Kommentar zur Bundesliga Die Quarantäne-Liga

Meinung | Berlin · Die Fußball-Bundesliga darf weitermachen. Diese Nachricht verheißt so etwas wie Normalität in diesen ungewöhnlichen Zeiten. Doch die Entscheidung ist trügerisch und steht auf wackeligem Boden, kommentiert unser Autor.

 Demnächst darf die Bundesliga erneut mit Geisterspielen starten, so wie hier am 11. März in der Partie von Mönchengladbach gegen den 1. FC Köln.

Demnächst darf die Bundesliga erneut mit Geisterspielen starten, so wie hier am 11. März in der Partie von Mönchengladbach gegen den 1. FC Köln.

Foto: dpa/Roland Weihrauch

Anpfiff. Die Fußball-Bundesliga darf weitermachen. Das ist die gute Nachricht der Politik an den bezahlten Fußball, an die Millionen Fans, an die Sponsoren. Sie verheißt so etwas wie Normalität in außergewöhnlichen Zeiten. Doch diese Normalität ist trügerisch, sie steht auf wackeligem Boden, weil sie schnell von einer neuen Entwicklung, von einer neuen Wirklichkeit eingeholt werden kann. Dann hieße es wieder: Mannschaften ab in die Kabine, ab in die Quarantäne. Abpfiff.

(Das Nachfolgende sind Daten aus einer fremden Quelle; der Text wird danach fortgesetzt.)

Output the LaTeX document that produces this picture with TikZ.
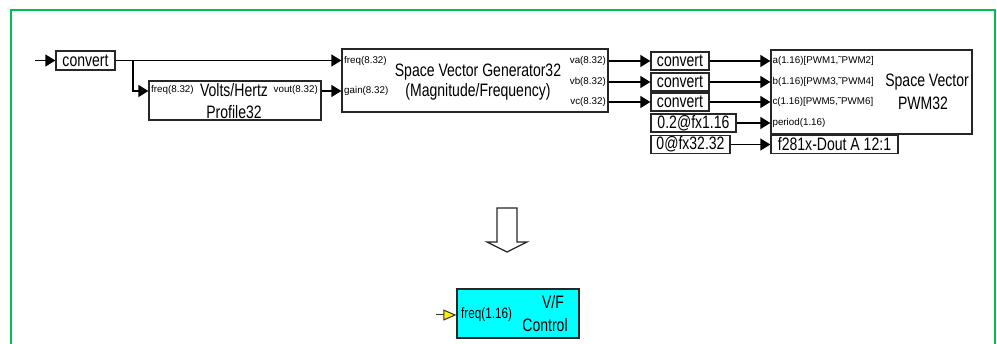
\documentclass[tikz,border=0pt]{standalone}
\usepackage{fontspec}
\setmainfont{Liberation Sans}
\newfontfamily\narf[FakeStretch=0.78]{Liberation Sans}
\usetikzlibrary{arrows.meta}
\definecolor{framegreen}{RGB}{0,190,80}
\definecolor{vfcyan}{RGB}{0,255,255}
\definecolor{portyellow}{RGB}{255,240,0}
\begin{document}
\begin{tikzpicture}[x=1pt,y=-1pt,
  blk/.style={draw=black!85, line width=1.3pt, inner sep=0pt, fill=white, font=\narf\fontsize{18}{18}\selectfont},
  lbl/.style={inner sep=0pt, font=\narf\fontsize{18}{18}\selectfont},
  port/.style={inner sep=0pt, font=\fontsize{9.8}{9.8}\selectfont},
  arr/.style={line width=1.3pt, -{Triangle[length=10pt,width=12pt]}},
]
\useasboundingbox (0,0) rectangle (997,344);
% frame
\draw[framegreen, line width=2pt] (11,344) -- (11,10) -- (995,10) -- (995,344);

% blocks
\node[blk, minimum width=59pt, minimum height=19pt] (cv0) at (85.5,60.5) {convert};
\node[blk, minimum width=172pt, minimum height=39pt] (VH) at (235,100.5) {};
\node[blk, minimum width=266pt, minimum height=63pt] (SVG) at (475,80.5) {};
\node[blk, minimum width=58pt, minimum height=18pt] (cv1) at (680,61) {convert};
\node[blk, minimum width=58pt, minimum height=18pt] (cv2) at (680,82) {convert};
\node[blk, minimum width=58pt, minimum height=18pt] (cv3) at (680,102) {convert};
\node[blk, minimum width=85pt, minimum height=18pt] (c02) at (693.5,123) {0.2@fx1.16};
\node[blk, minimum width=79pt, minimum height=18pt] (c00) at (690.5,144.5) {0@fx32.32};
\node[blk, minimum width=201pt, minimum height=84pt] (PWM) at (871.5,92) {};
\node[blk, minimum width=127pt, minimum height=18pt] (f281) at (834.5,144.5) {f281x-Dout A 12:1};
\node[blk, fill=vfcyan, minimum width=122pt, minimum height=49pt] (VF) at (518,313.5) {};

% texts in Volts/Hertz block
\node[port, anchor=west] (vhf) at (151,90) {freq(8.32)};
\node[lbl] (vht) at (234,90) {Volts/Hertz};
\node[port, anchor=east] (vhv) at (318,90) {vout(8.32)};
\node[lbl] (vhp) at (234,112) {Profile32};

% texts in Space Vector Generator block
\node[port, anchor=west] (sgf) at (344,60.5) {freq(8.32)};
\node[port, anchor=west] (sgg) at (344,91) {gain(8.32)};
\node[port, anchor=east] (sga) at (606,61) {va(8.32)};
\node[port, anchor=east] (sgb) at (606,82) {vb(8.32)};
\node[port, anchor=east] (sgc) at (606,102) {vc(8.32)};
\node[lbl] (sgt1) at (478,72) {Space Vector Generator32};
\node[lbl] (sgt2) at (478,92) {(Magnitude/Frequency)};

% texts in Space Vector PWM block
\node[port, anchor=west] (pa) at ([xshift=2pt]PWM.west |- cv1) {a(1.16)[PWM1,˜PWM2]};
\node[port, anchor=west] (pb) at ([xshift=2pt]PWM.west |- cv2) {b(1.16)[PWM3,˜PWM4]};
\node[port, anchor=west] (pc) at ([xshift=2pt]PWM.west |- cv3) {c(1.16)[PWM5,˜PWM6]};
\node[port, anchor=west] (pp) at ([xshift=2pt]PWM.west |- c02) {period(1.16)};
\node[lbl, anchor=east] (pt1) at (969,82) {Space Vector};
\node[lbl] (pt2) at (923,103) {PWM32};

% texts in V/F block
\node[lbl, anchor=west, font=\narf\fontsize{15}{15}\selectfont] (vff) at (461,315) {freq(1.16)};
\node[lbl] (vft1) at (553,302) {V/F};
\node[lbl] (vft2) at (545,325) {Control};

% connectors
\coordinate (in0) at (35,60.5);
\coordinate (br) at (133,60.5);
\coordinate (gin) at ([yshift=-10.5pt]SVG.west);
\draw[arr] (in0) -- (cv0.west);
\draw[arr] (cv0.east) -- (cv0.east -| SVG.west);
\draw[arr] (br) |- (VH.west |- gin);
\draw[arr] (VH.east |- gin) -- (gin);
\draw[arr] (SVG.east |- cv1) -- (cv1.west);
\draw[arr] (SVG.east |- cv2) -- (cv2.west);
\draw[arr] (SVG.east |- cv3) -- (cv3.west);
\draw[arr] (cv1.east) -- (cv1.east -| PWM.west);
\draw[arr] (cv2.east) -- (cv2.east -| PWM.west);
\draw[arr] (cv3.east) -- (cv3.east -| PWM.west);
\draw[arr] (c02.east) -- (c02.east -| PWM.west);
\draw[arr] (c00.east) -- (f281.west);

% hollow down arrow
\draw[line width=1.3pt, draw=black!85, fill=white]
  (497,208) -- (517,208) -- (517,242) -- (527,242) -- (507,252) -- (487,242) -- (497,242) -- cycle;

% V/F input port
\coordinate (vfp) at ([yshift=-1.5pt]VF.west);
\draw[line width=1pt, draw=black!80, -{Triangle[length=13pt,width=11pt,fill=portyellow]}] ([xshift=-20pt]vfp) -- (vfp);
\end{tikzpicture}
\end{document}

Wenn alles gut läuft, wenn ein unsichtbares Virus nicht Dreier- und Viererketten angreift, wird in der Saison 2019/2020 doch noch ein Meister auf dem Spielfeld ermittelt, ebenso die Absteiger sowie die Teilnehmer an der Champion League und der Europaliga. Die Politik hat mit ihrer Entscheidung den Ball nun in die Tiefe des Raumes der Unterhaltungs- und Geldmaschine Fußball-Bundesliga gespielt. Der Profifußball kann sich wieder mit frischem Fernsehgeld versorgen und vermutlich einige Insolvenzen, die bei einem Saisonabbruch gedroht hätten, abwenden. Dabei ist diese Krise auch eine Chance über die absurd hohen Spielergagen und Ablösesummen nachzudenken, eine Gelegenheit, einen überhitzten Markt herunterzukühlen.

Risiken sind weiterhin da

Gesamtgesellschaftlich kann man sich über die Bundesliga freuen, natürlich auch für den Breiten- und Freizeitsport, der endlich wieder starten darf. Doch halten auch Geisterspiele – selbst bei geschlossenen Fußball-Kneipen – Risiken bereit. Private Fantreffs an Spieltagen bergen die Gefahr ungezählter Mini-Ischgls, die kein Gesundheitsamt und Ordnungsamt jemals kontrollieren könnte. Abstandsgebot? Vielleicht 9,15 Meter für die Freistoßmauer auf dem Platz, aber nicht 1,50 Meter in heimischen Wohnzimmern bei Toren, Bier und Ärger über den Videoentscheid.

Doch noch ist nicht sicher, ob diese Spielzeit tatsächlich zu Ende gespielt werden kann. Denn auch die Fußball-Bundesliga bewegt sich auf einem Experimentierfeld. Muss erst einmal eine Mannschaft wegen positiver Corona-Fälle in Quarantäne und somit für mindestens 14 Tage vom Feld, gilt dies auch für ihren letzten Gegner. Dann fällt dieses fragile Kartenhaus sehr schnell ins sich zusammen. Die Bundesliga würde bald zu einer Quarantäne-Liga mit rudimentärem Spielbetrieb. Und natürlich darf der bezahlte Fußball, auch wenn dessen Lobby mächtig ist, keine Tests verbrauchen, die sonst Pflegern, Ärzten und Patienten fehlen. Fußball ist wichtig, aber er ist nicht systemrelevant.